Exercise
Leave out the pictures and return every entry exactly as it appears.

Dataset excerpts
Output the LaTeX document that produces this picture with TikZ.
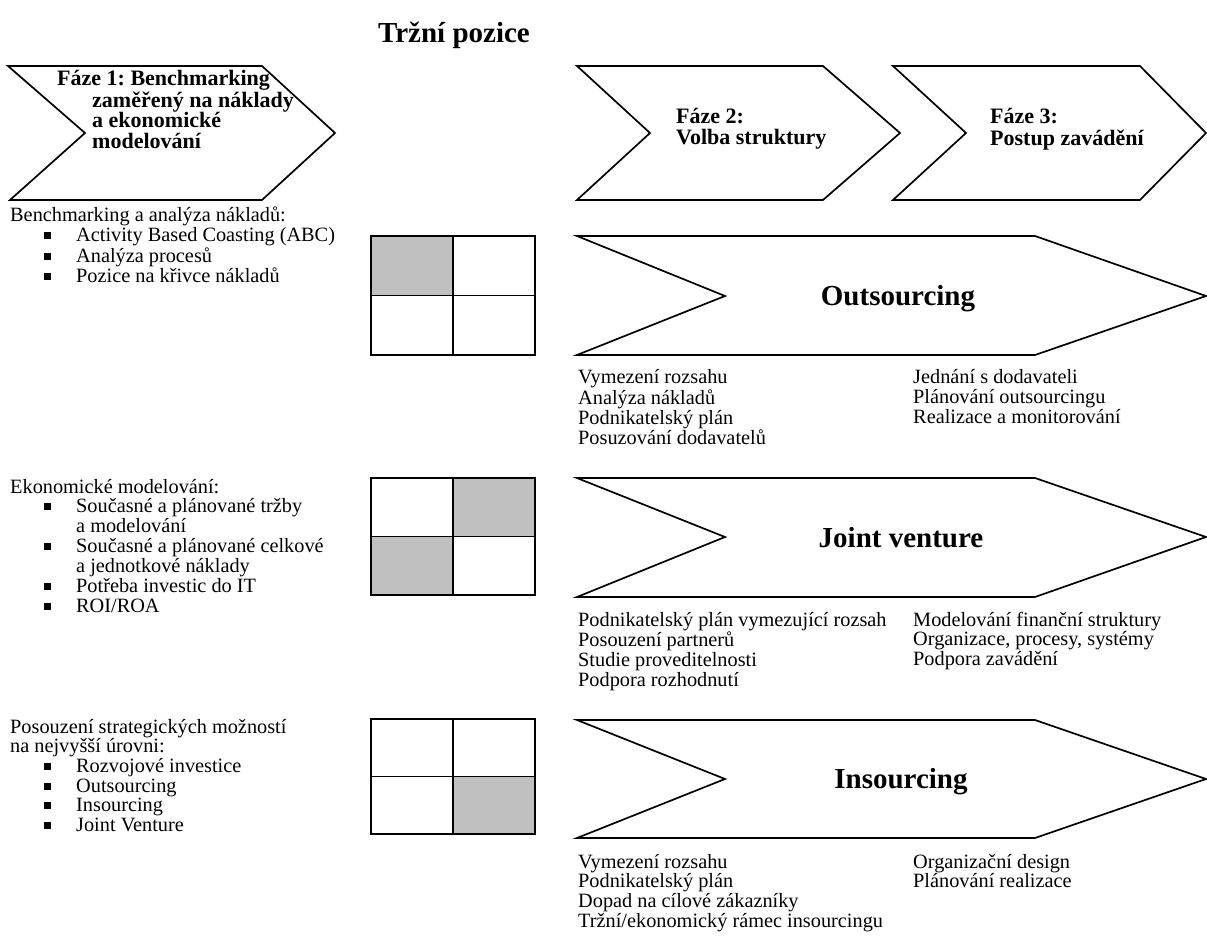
\documentclass[tikz,border=0pt]{standalone}
\usepackage{fontspec}
\setmainfont{Liberation Serif}
\frenchspacing
\definecolor{cellgray}{RGB}{192,192,192}
% one left-aligned block whose baseline is that of its first row
\newcommand\txtblock[1]{\begin{tabular}[t]{@{}l@{}}#1\end{tabular}}
% bulleted row and continuation row
\newcommand\bitem{\hspace*{34pt}\makebox[32pt][l]{\rule[2.5pt]{7pt}{7pt}}}
\newcommand\bcont{\hspace*{66pt}}
\begin{document}
\begin{tikzpicture}[x=1pt,y=-1pt,
  outline/.style={draw=black,line width=1.7pt,line join=miter,fill=white},
  gridline/.style={draw=black,line width=1.7pt},
  body/.style={anchor=base west,inner sep=0pt,font=\fontsize{20.3}{19.4}\selectfont},
  phasetxt/.style={anchor=base west,inner sep=0pt,font=\bfseries\fontsize{22}{18.6}\selectfont},
  biglabel/.style={anchor=base,inner sep=0pt,font=\bfseries\fontsize{29}{30}\selectfont}]
\useasboundingbox (0,0) rectangle (1207,949);
\renewcommand\arraystretch{1}

% heading
\node[biglabel] (title) at (454,43) {Tržní pozice};

% phase chevrons
\draw[outline] (8,66) -- (262,66) -- (335,133) -- (262,200) -- (10,200) -- (85,133) -- cycle;
\draw[outline] (577,66) -- (823,66) -- (900,133) -- (823,200) -- (577,200) -- (650,133) -- cycle;
\draw[outline] (893,66) -- (1140,66) -- (1206,133) -- (1140,200) -- (893,200) -- (966,133) -- cycle;

\node[phasetxt] (ph1) at (57,86) {\txtblock{Fáze 1: Benchmarking\\
  \hspace*{35pt}zaměřený na náklady\\ \hspace*{35pt}a ekonomické\\ \hspace*{35pt}modelování}};
\node[phasetxt] (ph2) at (676,124) {\txtblock{Fáze 2:\\ Volba struktury}};
\node[phasetxt] (ph3) at (990,124) {\txtblock{Fáze 3:\\ Postup zavádění}};

% option chevrons
\draw[outline] (577,236) -- (1035,236) -- (1206,296) -- (1035,355) -- (577,355) -- (725,296) -- cycle;
\draw[outline] (577,478) -- (1035,478) -- (1206,537) -- (1035,597) -- (577,597) -- (725,537) -- cycle;
\draw[outline] (577,720) -- (1035,720) -- (1206,779) -- (1035,838) -- (577,838) -- (725,779) -- cycle;

\node[biglabel] (out) at (898,306) {Outsourcing};
\node[biglabel] (jv) at (901,547) {Joint venture};
\node[biglabel] (ins) at (901,788) {Insourcing};

% market position grids
\fill[cellgray] (371,236) rectangle (453,295.5);
\draw[gridline] (371,236) rectangle (535,355) (453,236) -- (453,355) (371,295.5) -- (535,295.5);

\fill[cellgray] (453,478) rectangle (535,536.5);
\fill[cellgray] (371,536.5) rectangle (453,595);
\draw[gridline] (371,478) rectangle (535,595) (453,478) -- (453,595) (371,536.5) -- (535,536.5);

\fill[cellgray] (453,776.5) rectangle (535,834);
\draw[gridline] (371,719) rectangle (535,834) (453,719) -- (453,834) (371,776.5) -- (535,776.5);

% left-hand descriptions
\node[body] (l1) at (10,222) {\txtblock{Benchmarking a analýza nákladů:\\
  \bitem Activity Based Coasting (ABC)\\
  \bitem Analýza procesů\\
  \bitem Pozice na křivce nákladů}};
\node[body] (l2) at (10,493) {\txtblock{Ekonomické modelování:\\
  \bitem Současné a plánované tržby\\
  \bcont a modelování\\
  \bitem Současné a plánované celkové\\
  \bcont a jednotkové náklady\\
  \bitem Potřeba investic do IT\\
  \bitem ROI/ROA}};
\node[body] (l3) at (10,733) {\txtblock{Posouzení strategických možností\\
  na nejvyšší úrovni:\\
  \bitem Rozvojové investice\\
  \bitem Outsourcing\\
  \bitem Insourcing\\
  \bitem Joint Venture}};

% activities under each option
\node[body] (o2) at (578,384) {\txtblock{Vymezení rozsahu\\ Analýza nákladů\\ Podnikatelský plán\\ Posuzování dodavatelů}};
\node[body] (o3) at (913,384) {\txtblock{Jednání s dodavateli\\ Plánování outsourcingu\\ Realizace a monitorování}};
\node[body] (j2) at (578,626) {\txtblock{Podnikatelský plán vymezující rozsah\\ Posouzení partnerů\\ Studie proveditelnosti\\ Podpora rozhodnutí}};
\node[body] (j3) at (913,626) {\txtblock{Modelování finanční struktury\\ Organizace, procesy, systémy\\ Podpora zavádění}};
\node[body] (i2) at (578,868) {\txtblock{Vymezení rozsahu\\ Podnikatelský plán\\ Dopad na cílové zákazníky\\ Tržní/ekonomický rámec insourcingu}};
\node[body] (i3) at (913,868) {\txtblock{Organizační design\\ Plánování realizace}};
\end{tikzpicture}
\end{document}
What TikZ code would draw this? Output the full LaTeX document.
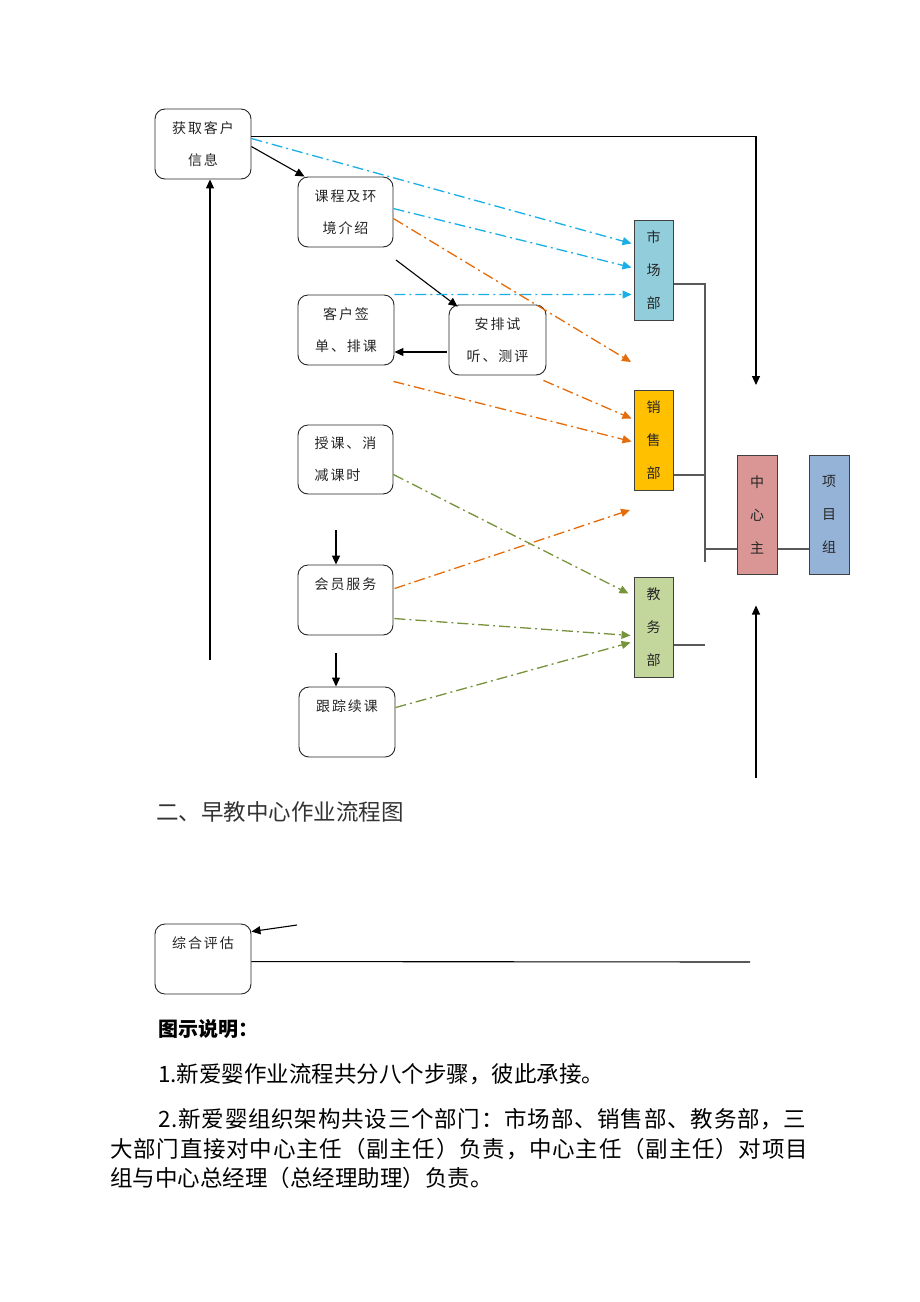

Exercise result
Output the LaTeX document that produces this picture with TikZ.
\documentclass[tikz,border=0pt]{standalone}
\usepackage{fontspec}
\setmainfont{Liberation Serif}
\frenchspacing
\definecolor{cellgray}{RGB}{192,192,192}
% one left-aligned block whose baseline is that of its first row
\newcommand\txtblock[1]{\begin{tabular}[t]{@{}l@{}}#1\end{tabular}}
% bulleted row and continuation row
\newcommand\bitem{\hspace*{34pt}\makebox[32pt][l]{\rule[2.5pt]{7pt}{7pt}}}
\newcommand\bcont{\hspace*{66pt}}
\begin{document}
\begin{tikzpicture}[x=1pt,y=-1pt,
  outline/.style={draw=black,line width=1.7pt,line join=miter,fill=white},
  gridline/.style={draw=black,line width=1.7pt},
  body/.style={anchor=base west,inner sep=0pt,font=\fontsize{20.3}{19.4}\selectfont},
  phasetxt/.style={anchor=base west,inner sep=0pt,font=\bfseries\fontsize{22}{18.6}\selectfont},
  biglabel/.style={anchor=base,inner sep=0pt,font=\bfseries\fontsize{29}{30}\selectfont}]
\useasboundingbox (0,0) rectangle (1207,949);
\renewcommand\arraystretch{1}

% heading
\node[biglabel] (title) at (454,43) {Tržní pozice};

% phase chevrons
\draw[outline] (8,66) -- (262,66) -- (335,133) -- (262,200) -- (10,200) -- (85,133) -- cycle;
\draw[outline] (577,66) -- (823,66) -- (900,133) -- (823,200) -- (577,200) -- (650,133) -- cycle;
\draw[outline] (893,66) -- (1140,66) -- (1206,133) -- (1140,200) -- (893,200) -- (966,133) -- cycle;

\node[phasetxt] (ph1) at (57,86) {\txtblock{Fáze 1: Benchmarking\\
  \hspace*{35pt}zaměřený na náklady\\ \hspace*{35pt}a ekonomické\\ \hspace*{35pt}modelování}};
\node[phasetxt] (ph2) at (676,124) {\txtblock{Fáze 2:\\ Volba struktury}};
\node[phasetxt] (ph3) at (990,124) {\txtblock{Fáze 3:\\ Postup zavádění}};

% option chevrons
\draw[outline] (577,236) -- (1035,236) -- (1206,296) -- (1035,355) -- (577,355) -- (725,296) -- cycle;
\draw[outline] (577,478) -- (1035,478) -- (1206,537) -- (1035,597) -- (577,597) -- (725,537) -- cycle;
\draw[outline] (577,720) -- (1035,720) -- (1206,779) -- (1035,838) -- (577,838) -- (725,779) -- cycle;

\node[biglabel] (out) at (898,306) {Outsourcing};
\node[biglabel] (jv) at (901,547) {Joint venture};
\node[biglabel] (ins) at (901,788) {Insourcing};

% market position grids
\fill[cellgray] (371,236) rectangle (453,295.5);
\draw[gridline] (371,236) rectangle (535,355) (453,236) -- (453,355) (371,295.5) -- (535,295.5);

\fill[cellgray] (453,478) rectangle (535,536.5);
\fill[cellgray] (371,536.5) rectangle (453,595);
\draw[gridline] (371,478) rectangle (535,595) (453,478) -- (453,595) (371,536.5) -- (535,536.5);

\fill[cellgray] (453,776.5) rectangle (535,834);
\draw[gridline] (371,719) rectangle (535,834) (453,719) -- (453,834) (371,776.5) -- (535,776.5);

% left-hand descriptions
\node[body] (l1) at (10,222) {\txtblock{Benchmarking a analýza nákladů:\\
  \bitem Activity Based Coasting (ABC)\\
  \bitem Analýza procesů\\
  \bitem Pozice na křivce nákladů}};
\node[body] (l2) at (10,493) {\txtblock{Ekonomické modelování:\\
  \bitem Současné a plánované tržby\\
  \bcont a modelování\\
  \bitem Současné a plánované celkové\\
  \bcont a jednotkové náklady\\
  \bitem Potřeba investic do IT\\
  \bitem ROI/ROA}};
\node[body] (l3) at (10,733) {\txtblock{Posouzení strategických možností\\
  na nejvyšší úrovni:\\
  \bitem Rozvojové investice\\
  \bitem Outsourcing\\
  \bitem Insourcing\\
  \bitem Joint Venture}};

% activities under each option
\node[body] (o2) at (578,384) {\txtblock{Vymezení rozsahu\\ Analýza nákladů\\ Podnikatelský plán\\ Posuzování dodavatelů}};
\node[body] (o3) at (913,384) {\txtblock{Jednání s dodavateli\\ Plánování outsourcingu\\ Realizace a monitorování}};
\node[body] (j2) at (578,626) {\txtblock{Podnikatelský plán vymezující rozsah\\ Posouzení partnerů\\ Studie proveditelnosti\\ Podpora rozhodnutí}};
\node[body] (j3) at (913,626) {\txtblock{Modelování finanční struktury\\ Organizace, procesy, systémy\\ Podpora zavádění}};
\node[body] (i2) at (578,868) {\txtblock{Vymezení rozsahu\\ Podnikatelský plán\\ Dopad na cílové zákazníky\\ Tržní/ekonomický rámec insourcingu}};
\node[body] (i3) at (913,868) {\txtblock{Organizační design\\ Plánování realizace}};
\end{tikzpicture}
\end{document}
What TikZ code would draw this? Output the full LaTeX document.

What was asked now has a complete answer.